На наших глазах в грибоедовской комедии разворачивается собственно процесс разделения прежде единой русской культуры на те две противостоящие друг другу культуры, на которые у каждой исторически развитой нации указывал В. И. Ленин. При этом и роль личности тоже радикально менялась.

В «Грозе» Островского потребуются собственная энергия и усилия Катерины Кабановой, чтобы поднять попираемые или в лучшем случае пренебрегаемые старые нормы нравственности, когда новые еще не сложились. И Катерина подымет их и обрушит их во всей их суровости на себя самое, коль скоро уместиться в них она уже не может.

Раскольников в «Преступлении и наказании» чувствует себя ответственным за состояние мира. Стук его сердца отвечает даже тому, как светит месяц на небе. И он обязывает себя что-то немедленно предпринять, если мир, по его мнению, устроен дурно. Пусть Достоевский заставит своего героя раскаяться в его решениях и образе действий. Подвига Раскольникова [14], его готовности отвечать за все, что происходит «при нем», это не отменяет.

Анна Каренина в трудный и горький свой час «беспрестанно» повторяет: «Боже мой! Боже мой!» Она хотела бы оградить и ограничить себя старой моралью. Но «„ни Боже“, „ни мой“ не имели для нее никакого смысла... Она знала вперед, что помощь религии возможна только под условием отречения от того, что составляло для нее весь смысл жизни. Ей не только было тяжело, но она начинала испытывать страх перед новым, никогда не испытанным ею душевным состоянием». Личность у Толстого все больше оставалась на самое себя, должна была делать свой выбор и сама же за него отвечать. В ней же самой сосредоточивалась и высшая нравственная требовательность к себе и к миру.

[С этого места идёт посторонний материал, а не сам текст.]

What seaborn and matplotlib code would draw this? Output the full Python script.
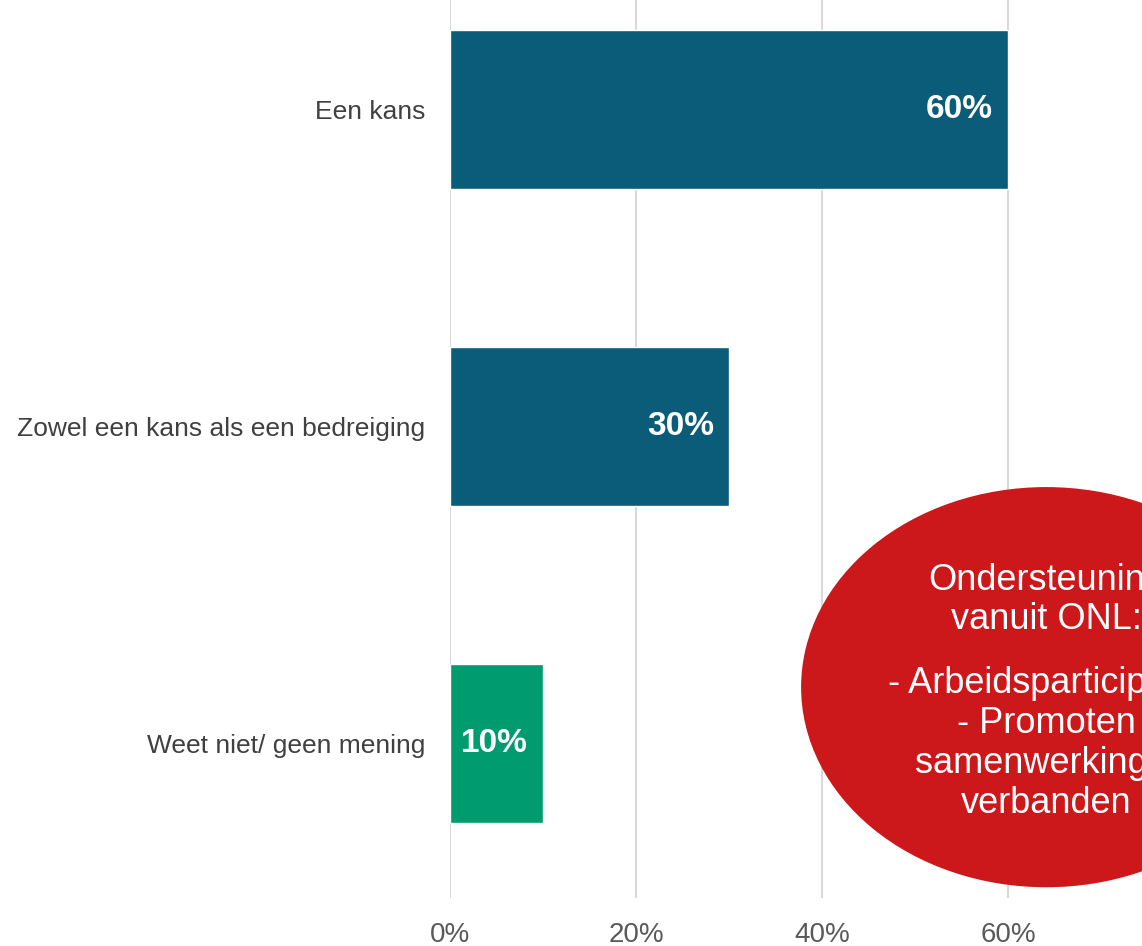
import matplotlib
matplotlib.use("Agg")
import matplotlib.pyplot as plt
from matplotlib.patches import Ellipse
import seaborn as sns
import pandas as pd

# Survey answers and their shares (%)
categories = ["Een kans", "Zowel een kans als een bedreiging", "Weet niet/ geen mening"]
values = [60, 30, 10]
bar_colors = ["#0b5c79", "#0b5c79", "#009b6f"]
tick_values = [0, 20, 40, 60]
tick_labels = ["0%", "20%", "40%", "60%"]
callout_title = "Ondersteuning\nvanuit ONL:"
callout_body = "- Arbeidsparticipatie\n- Promoten\nsamenwerkings-\nverbanden"

sns.set_theme(style="white")
plt.rcParams["font.family"] = ["Liberation Sans", "DejaVu Sans"]

df = pd.DataFrame({"categorie": categories, "aandeel": values})

fig = plt.figure(figsize=(11.42, 9.46), dpi=100)
ax = fig.add_axes([0.394, 0.0507, 0.606, 0.9493])

sns.barplot(data=df, x="aandeel", y="categorie", hue="categorie",
            palette=bar_colors, orient="h", width=0.5, legend=False,
            saturation=1, ax=ax, zorder=2)

ax.set_xticks(tick_values)
ax.set_xticklabels(tick_labels, fontsize=20, color="#595959")
ax.set_xlim(0, 74.4)
ax.set_ylim(2.487, -0.345)
ax.tick_params(axis="x", length=0, pad=17)
ax.tick_params(axis="y", length=0, pad=18, labelsize=19, labelcolor="#404040")
ax.set_xlabel("")
ax.set_ylabel("")
ax.grid(axis="x", color="#d9d9d9", linewidth=1.5, zorder=0)
ax.set_axisbelow(True)
for s in ax.spines.values():
    s.set_visible(False)

# value labels at the inner end of each bar
for i, v in enumerate(values):
    ax.annotate(f"{v}%", xy=(v, i), xytext=(-11, 0), textcoords="offset points",
                ha="right", va="center", fontsize=24, fontweight="bold",
                color="white", zorder=3)

# red callout bubble
cx, cy = 64.1, 1.822
ell = Ellipse((cx, cy), width=52.7, height=1.262, facecolor="#cc181b",
              edgecolor="none", zorder=4, clip_on=False)
ax.add_patch(ell)
ax.text(cx, cy - 0.275, callout_title, ha="center", va="center", fontsize=26,
        color="white", linespacing=1.18, zorder=5, clip_on=False)
ax.text(cx, cy + 0.177, callout_body, ha="center", va="center", fontsize=26,
        color="white", linespacing=1.18, zorder=5, clip_on=False)

fig.savefig("out.png", dpi=100)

Но в русской литературе личность оказывалась под контролем жизни всех других людей. Проверялась тем, что воспоследует для всех «других» из ее решений и выбора.

Раскольникова Достоевский винит за то, что, в отличие от Сони, он не себя принес в жертву, но отыскал того, кем якобы пожертвовать можно. Анну от Толстого защищает ее непреходящее чувство вины перед сыном, перед мужем - и все равно ее создатель не даст ей разрешения и выхода.

Чацкий - у истоков этого пути, который тогда только начинался. Ему не дано хоть что-нибудь в Москве изменить, хоть кого-то образумить. Однако и открывается, что, вовлекаясь в борьбу, покоряясь ее логике, преследуемый неудачами, Чацкий начинает посягать на быт уже как таковой, отвергает все, что отлилось в устойчивые, привычные формы. Он обличает гостей на вечере у Фамусова, не беря во внимание, что люди здесь собрались просто потанцевать, развлечься. Остановившись, он обнаруживает, что, по авторской ремарке, «все в вальсе кружатся с величайшим усердием. Старики разбрелись к карточным столам». С щемящей наглядностью предстает здесь одиночество героя. Но одновременно выясняется, что умозрительный максимализм его, объяснимый и во многом оправданный, не может выдержать испытания житейской реальностью.

Сделавший свой выбор в отношениях с фамусовокой Москвой, он в сущности отказывает в праве на выбор Софье, которая тоже ведь поступает по-своему и не принимает навязываемого ей отцом Скалозуба.